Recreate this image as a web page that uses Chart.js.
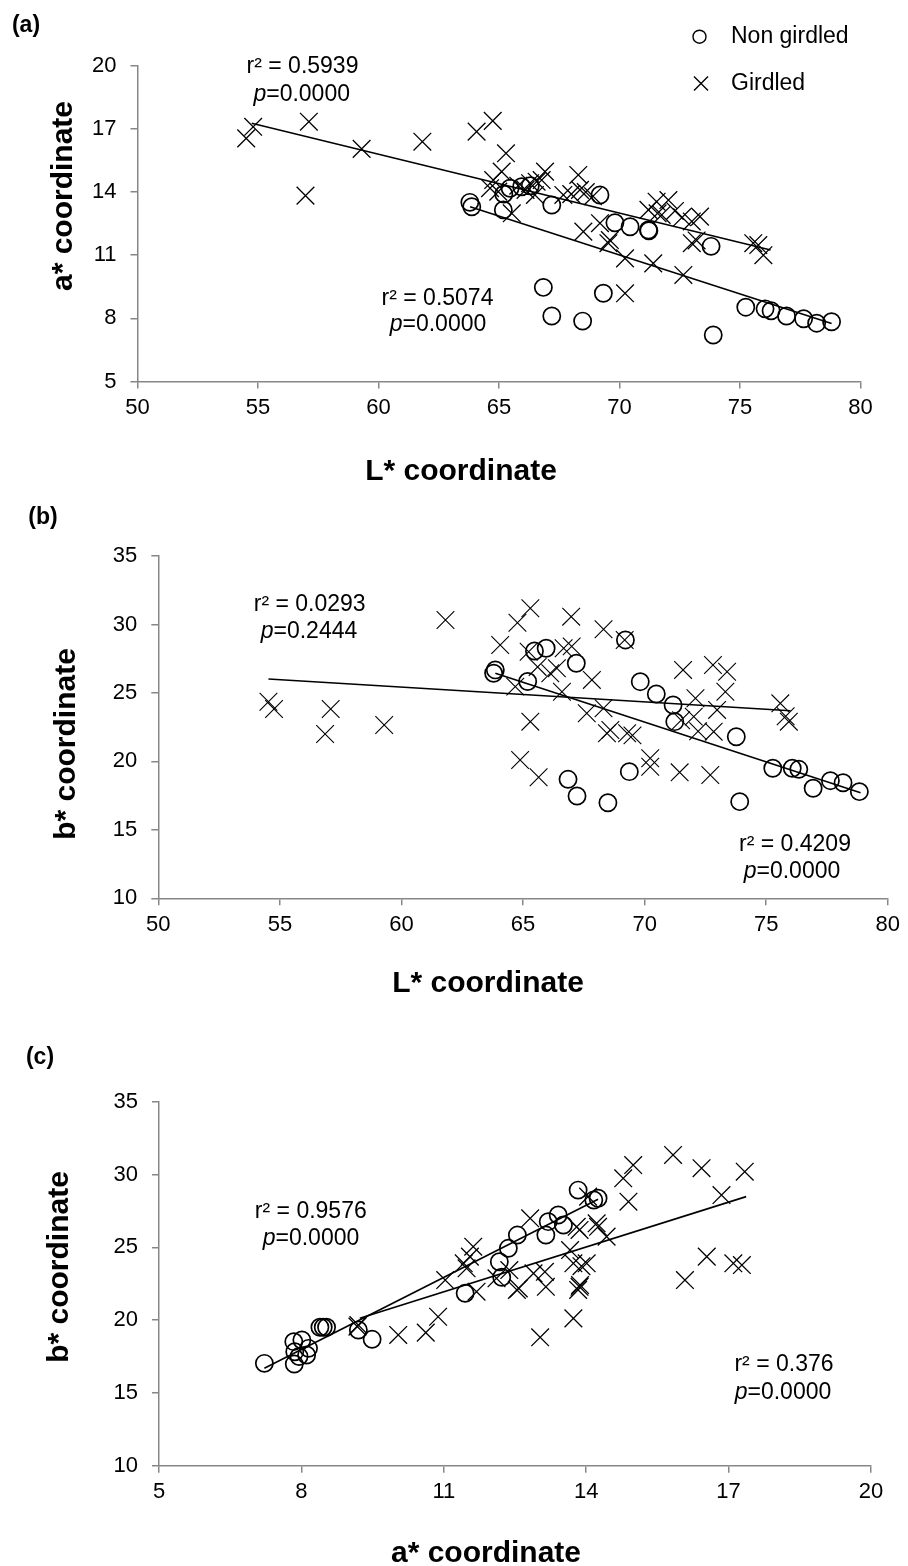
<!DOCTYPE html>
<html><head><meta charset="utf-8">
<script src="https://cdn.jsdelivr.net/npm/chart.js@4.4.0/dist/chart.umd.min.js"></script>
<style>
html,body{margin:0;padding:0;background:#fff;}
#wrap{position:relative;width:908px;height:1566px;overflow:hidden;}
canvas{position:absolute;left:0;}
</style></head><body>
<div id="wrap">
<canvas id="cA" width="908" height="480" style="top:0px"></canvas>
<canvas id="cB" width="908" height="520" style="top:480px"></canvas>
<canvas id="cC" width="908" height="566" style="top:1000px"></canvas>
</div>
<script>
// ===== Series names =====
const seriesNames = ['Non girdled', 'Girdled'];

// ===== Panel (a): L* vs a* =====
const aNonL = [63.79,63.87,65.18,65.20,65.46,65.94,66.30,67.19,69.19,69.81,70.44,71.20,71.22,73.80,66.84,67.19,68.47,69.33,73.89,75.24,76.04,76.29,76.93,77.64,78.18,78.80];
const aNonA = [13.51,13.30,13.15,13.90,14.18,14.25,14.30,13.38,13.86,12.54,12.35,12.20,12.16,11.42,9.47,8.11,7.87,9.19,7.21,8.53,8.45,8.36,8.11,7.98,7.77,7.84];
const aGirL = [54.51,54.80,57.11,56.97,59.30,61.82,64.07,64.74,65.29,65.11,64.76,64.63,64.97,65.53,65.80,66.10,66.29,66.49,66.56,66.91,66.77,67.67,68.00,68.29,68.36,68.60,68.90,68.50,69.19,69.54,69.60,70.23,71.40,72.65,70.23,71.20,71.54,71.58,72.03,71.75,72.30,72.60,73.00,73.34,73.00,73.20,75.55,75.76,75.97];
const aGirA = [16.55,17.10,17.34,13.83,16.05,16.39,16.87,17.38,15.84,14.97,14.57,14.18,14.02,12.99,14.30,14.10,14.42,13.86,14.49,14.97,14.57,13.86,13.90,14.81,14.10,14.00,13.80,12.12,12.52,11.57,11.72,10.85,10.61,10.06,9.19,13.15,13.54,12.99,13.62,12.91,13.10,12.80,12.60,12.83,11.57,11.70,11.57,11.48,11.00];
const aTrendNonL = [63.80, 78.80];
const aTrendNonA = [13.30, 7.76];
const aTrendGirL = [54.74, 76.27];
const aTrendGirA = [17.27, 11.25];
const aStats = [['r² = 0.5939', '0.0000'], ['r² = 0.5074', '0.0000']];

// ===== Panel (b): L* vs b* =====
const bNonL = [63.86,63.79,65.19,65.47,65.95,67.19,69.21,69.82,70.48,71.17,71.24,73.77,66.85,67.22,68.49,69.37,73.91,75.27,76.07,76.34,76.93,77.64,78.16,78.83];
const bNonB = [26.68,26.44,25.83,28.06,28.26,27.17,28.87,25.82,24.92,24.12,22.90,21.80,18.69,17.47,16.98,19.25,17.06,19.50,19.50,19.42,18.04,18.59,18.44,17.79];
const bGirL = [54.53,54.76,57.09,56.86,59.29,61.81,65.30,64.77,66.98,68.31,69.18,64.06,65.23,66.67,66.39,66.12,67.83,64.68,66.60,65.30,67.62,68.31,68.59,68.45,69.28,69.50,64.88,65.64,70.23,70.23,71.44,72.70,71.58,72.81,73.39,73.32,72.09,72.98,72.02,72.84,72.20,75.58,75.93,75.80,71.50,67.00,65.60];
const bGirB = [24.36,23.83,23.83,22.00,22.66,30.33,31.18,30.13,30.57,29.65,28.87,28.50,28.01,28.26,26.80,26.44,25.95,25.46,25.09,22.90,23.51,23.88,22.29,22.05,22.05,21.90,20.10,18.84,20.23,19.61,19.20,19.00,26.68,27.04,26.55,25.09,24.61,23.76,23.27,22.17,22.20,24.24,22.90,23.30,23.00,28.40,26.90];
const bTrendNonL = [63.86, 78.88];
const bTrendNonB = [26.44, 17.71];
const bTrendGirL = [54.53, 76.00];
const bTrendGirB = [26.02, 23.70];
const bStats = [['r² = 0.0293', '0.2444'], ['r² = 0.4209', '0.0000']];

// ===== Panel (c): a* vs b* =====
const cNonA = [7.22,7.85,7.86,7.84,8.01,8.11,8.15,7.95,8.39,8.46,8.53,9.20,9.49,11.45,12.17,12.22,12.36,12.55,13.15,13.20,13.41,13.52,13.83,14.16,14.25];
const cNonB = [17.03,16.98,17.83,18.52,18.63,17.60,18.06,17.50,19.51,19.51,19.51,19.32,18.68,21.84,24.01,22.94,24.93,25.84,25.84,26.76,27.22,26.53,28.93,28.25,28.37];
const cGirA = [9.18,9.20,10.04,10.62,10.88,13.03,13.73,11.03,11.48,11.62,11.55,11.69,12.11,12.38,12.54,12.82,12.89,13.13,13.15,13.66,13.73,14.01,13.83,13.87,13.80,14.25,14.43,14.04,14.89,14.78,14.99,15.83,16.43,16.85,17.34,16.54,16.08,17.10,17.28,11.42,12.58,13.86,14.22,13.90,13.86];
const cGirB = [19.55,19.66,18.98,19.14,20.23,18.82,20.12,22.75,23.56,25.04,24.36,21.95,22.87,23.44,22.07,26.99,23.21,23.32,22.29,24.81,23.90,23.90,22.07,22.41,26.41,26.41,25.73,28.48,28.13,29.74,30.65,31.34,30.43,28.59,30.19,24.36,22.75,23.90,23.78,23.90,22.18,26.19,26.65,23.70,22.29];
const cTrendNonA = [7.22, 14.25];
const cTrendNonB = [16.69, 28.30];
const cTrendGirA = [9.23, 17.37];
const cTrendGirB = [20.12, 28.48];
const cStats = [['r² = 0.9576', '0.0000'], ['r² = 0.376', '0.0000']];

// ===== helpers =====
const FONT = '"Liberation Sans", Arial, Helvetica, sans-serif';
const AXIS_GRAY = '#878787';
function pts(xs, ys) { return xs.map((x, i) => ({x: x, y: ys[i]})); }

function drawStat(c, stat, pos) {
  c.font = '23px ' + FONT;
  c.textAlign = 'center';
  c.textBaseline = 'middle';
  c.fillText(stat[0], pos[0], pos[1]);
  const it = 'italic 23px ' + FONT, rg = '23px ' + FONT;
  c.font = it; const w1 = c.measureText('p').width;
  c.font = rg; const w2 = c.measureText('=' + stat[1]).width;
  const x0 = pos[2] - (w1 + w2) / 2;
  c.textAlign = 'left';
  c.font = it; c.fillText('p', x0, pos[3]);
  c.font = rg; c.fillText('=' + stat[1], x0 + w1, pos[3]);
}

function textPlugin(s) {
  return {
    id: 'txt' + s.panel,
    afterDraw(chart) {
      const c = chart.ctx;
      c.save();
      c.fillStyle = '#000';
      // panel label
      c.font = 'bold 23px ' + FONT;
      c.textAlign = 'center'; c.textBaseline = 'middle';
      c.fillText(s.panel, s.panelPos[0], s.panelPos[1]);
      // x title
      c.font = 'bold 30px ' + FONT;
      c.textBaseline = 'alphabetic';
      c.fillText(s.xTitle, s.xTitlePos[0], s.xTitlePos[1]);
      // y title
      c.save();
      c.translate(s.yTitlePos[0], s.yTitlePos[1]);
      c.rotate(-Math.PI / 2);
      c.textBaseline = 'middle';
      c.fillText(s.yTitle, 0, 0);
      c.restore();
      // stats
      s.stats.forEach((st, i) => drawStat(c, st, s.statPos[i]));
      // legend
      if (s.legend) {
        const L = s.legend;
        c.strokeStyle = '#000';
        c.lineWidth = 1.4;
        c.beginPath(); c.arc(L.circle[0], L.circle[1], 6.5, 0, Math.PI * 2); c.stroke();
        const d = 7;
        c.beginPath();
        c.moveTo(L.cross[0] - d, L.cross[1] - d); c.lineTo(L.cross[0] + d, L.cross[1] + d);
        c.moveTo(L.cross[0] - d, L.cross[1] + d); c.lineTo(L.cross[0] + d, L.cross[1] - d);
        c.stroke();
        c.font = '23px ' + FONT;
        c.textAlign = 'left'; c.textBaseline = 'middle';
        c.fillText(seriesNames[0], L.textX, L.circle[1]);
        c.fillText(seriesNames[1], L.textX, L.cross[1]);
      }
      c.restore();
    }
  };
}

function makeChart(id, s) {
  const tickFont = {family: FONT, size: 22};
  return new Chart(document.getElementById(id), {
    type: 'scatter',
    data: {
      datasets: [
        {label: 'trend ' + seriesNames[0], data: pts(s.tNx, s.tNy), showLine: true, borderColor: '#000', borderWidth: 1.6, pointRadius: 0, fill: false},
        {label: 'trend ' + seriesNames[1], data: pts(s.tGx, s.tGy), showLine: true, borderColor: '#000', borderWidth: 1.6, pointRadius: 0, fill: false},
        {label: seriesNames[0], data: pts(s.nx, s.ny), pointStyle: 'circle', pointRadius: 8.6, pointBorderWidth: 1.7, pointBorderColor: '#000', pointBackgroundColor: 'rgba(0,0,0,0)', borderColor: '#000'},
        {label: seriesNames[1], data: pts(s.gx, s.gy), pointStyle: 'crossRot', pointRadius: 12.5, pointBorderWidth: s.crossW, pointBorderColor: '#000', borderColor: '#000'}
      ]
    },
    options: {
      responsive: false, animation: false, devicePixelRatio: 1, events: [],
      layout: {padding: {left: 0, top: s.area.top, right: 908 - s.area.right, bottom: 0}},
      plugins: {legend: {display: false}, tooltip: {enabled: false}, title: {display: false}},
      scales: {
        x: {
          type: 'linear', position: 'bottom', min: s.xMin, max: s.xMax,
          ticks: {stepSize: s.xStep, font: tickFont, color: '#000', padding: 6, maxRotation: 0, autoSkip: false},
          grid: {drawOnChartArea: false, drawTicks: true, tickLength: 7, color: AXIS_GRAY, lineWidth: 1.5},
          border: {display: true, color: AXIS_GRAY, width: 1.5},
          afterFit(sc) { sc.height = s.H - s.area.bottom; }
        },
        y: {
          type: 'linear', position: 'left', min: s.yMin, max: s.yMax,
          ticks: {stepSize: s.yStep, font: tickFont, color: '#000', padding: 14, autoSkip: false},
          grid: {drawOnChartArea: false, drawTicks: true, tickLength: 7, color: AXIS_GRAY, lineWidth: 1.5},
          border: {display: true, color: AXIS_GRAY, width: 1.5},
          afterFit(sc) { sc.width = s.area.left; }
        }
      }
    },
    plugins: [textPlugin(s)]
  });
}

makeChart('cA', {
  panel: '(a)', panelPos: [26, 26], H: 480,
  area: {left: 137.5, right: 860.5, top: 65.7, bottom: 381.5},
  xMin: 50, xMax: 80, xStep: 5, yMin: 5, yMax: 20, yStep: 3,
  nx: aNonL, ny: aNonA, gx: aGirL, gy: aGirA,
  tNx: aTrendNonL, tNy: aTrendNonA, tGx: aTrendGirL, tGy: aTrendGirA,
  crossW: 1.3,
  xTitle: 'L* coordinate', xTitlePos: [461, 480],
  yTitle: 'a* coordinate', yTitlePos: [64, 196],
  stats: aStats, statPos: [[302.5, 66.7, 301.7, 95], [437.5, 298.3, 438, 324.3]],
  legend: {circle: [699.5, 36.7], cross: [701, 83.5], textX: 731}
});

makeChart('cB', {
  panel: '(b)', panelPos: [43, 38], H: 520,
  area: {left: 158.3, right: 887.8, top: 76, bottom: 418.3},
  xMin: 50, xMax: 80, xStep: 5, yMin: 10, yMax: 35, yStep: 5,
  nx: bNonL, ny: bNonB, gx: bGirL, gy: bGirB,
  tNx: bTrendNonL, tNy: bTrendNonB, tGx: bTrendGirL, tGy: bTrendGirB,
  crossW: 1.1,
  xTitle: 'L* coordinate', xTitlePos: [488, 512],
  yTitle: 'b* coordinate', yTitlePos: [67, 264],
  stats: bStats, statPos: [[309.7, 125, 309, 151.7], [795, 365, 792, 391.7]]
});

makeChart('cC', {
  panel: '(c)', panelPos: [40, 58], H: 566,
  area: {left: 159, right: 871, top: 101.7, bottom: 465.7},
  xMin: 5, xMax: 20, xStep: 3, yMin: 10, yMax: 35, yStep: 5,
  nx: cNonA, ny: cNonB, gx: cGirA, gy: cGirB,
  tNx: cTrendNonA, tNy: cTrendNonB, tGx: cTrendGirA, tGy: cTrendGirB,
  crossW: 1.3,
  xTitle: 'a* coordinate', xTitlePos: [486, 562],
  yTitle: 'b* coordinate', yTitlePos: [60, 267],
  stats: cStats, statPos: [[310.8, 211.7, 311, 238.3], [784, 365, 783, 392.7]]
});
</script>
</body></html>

...

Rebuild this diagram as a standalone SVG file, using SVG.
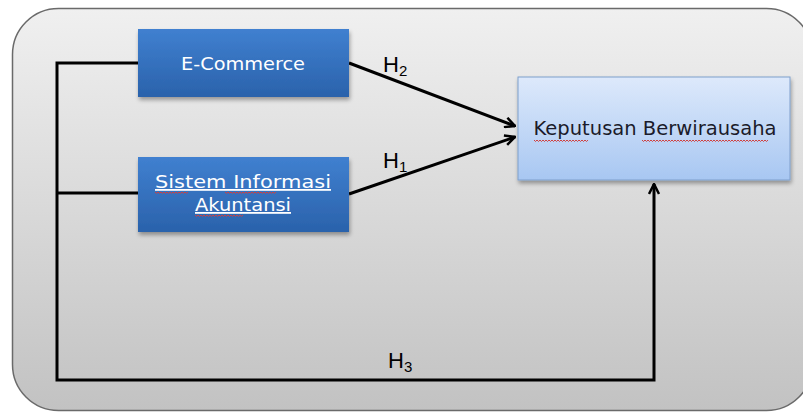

SET TASK
The lines to reproduce run from the one above containing "Recreate this image" through the one containing "const aStats = [['r²". Copy them exactly and leave out all pictures.

EXERCISE ANSWER
Recreate this image as a web page that uses Chart.js.
<!DOCTYPE html>
<html><head><meta charset="utf-8">
<script src="https://cdn.jsdelivr.net/npm/chart.js@4.4.0/dist/chart.umd.min.js"></script>
<style>
html,body{margin:0;padding:0;background:#fff;}
#wrap{position:relative;width:908px;height:1566px;overflow:hidden;}
canvas{position:absolute;left:0;}
</style></head><body>
<div id="wrap">
<canvas id="cA" width="908" height="480" style="top:0px"></canvas>
<canvas id="cB" width="908" height="520" style="top:480px"></canvas>
<canvas id="cC" width="908" height="566" style="top:1000px"></canvas>
</div>
<script>
// ===== Series names =====
const seriesNames = ['Non girdled', 'Girdled'];

// ===== Panel (a): L* vs a* =====
const aNonL = [63.79,63.87,65.18,65.20,65.46,65.94,66.30,67.19,69.19,69.81,70.44,71.20,71.22,73.80,66.84,67.19,68.47,69.33,73.89,75.24,76.04,76.29,76.93,77.64,78.18,78.80];
const aNonA = [13.51,13.30,13.15,13.90,14.18,14.25,14.30,13.38,13.86,12.54,12.35,12.20,12.16,11.42,9.47,8.11,7.87,9.19,7.21,8.53,8.45,8.36,8.11,7.98,7.77,7.84];
const aGirL = [54.51,54.80,57.11,56.97,59.30,61.82,64.07,64.74,65.29,65.11,64.76,64.63,64.97,65.53,65.80,66.10,66.29,66.49,66.56,66.91,66.77,67.67,68.00,68.29,68.36,68.60,68.90,68.50,69.19,69.54,69.60,70.23,71.40,72.65,70.23,71.20,71.54,71.58,72.03,71.75,72.30,72.60,73.00,73.34,73.00,73.20,75.55,75.76,75.97];
const aGirA = [16.55,17.10,17.34,13.83,16.05,16.39,16.87,17.38,15.84,14.97,14.57,14.18,14.02,12.99,14.30,14.10,14.42,13.86,14.49,14.97,14.57,13.86,13.90,14.81,14.10,14.00,13.80,12.12,12.52,11.57,11.72,10.85,10.61,10.06,9.19,13.15,13.54,12.99,13.62,12.91,13.10,12.80,12.60,12.83,11.57,11.70,11.57,11.48,11.00];
const aTrendNonL = [63.80, 78.80];
const aTrendNonA = [13.30, 7.76];
const aTrendGirL = [54.74, 76.27];
const aTrendGirA = [17.27, 11.25];
const aStats = [['r² = 0.5939', '0.0000'], ['r² = 0.5074', '0.0000']];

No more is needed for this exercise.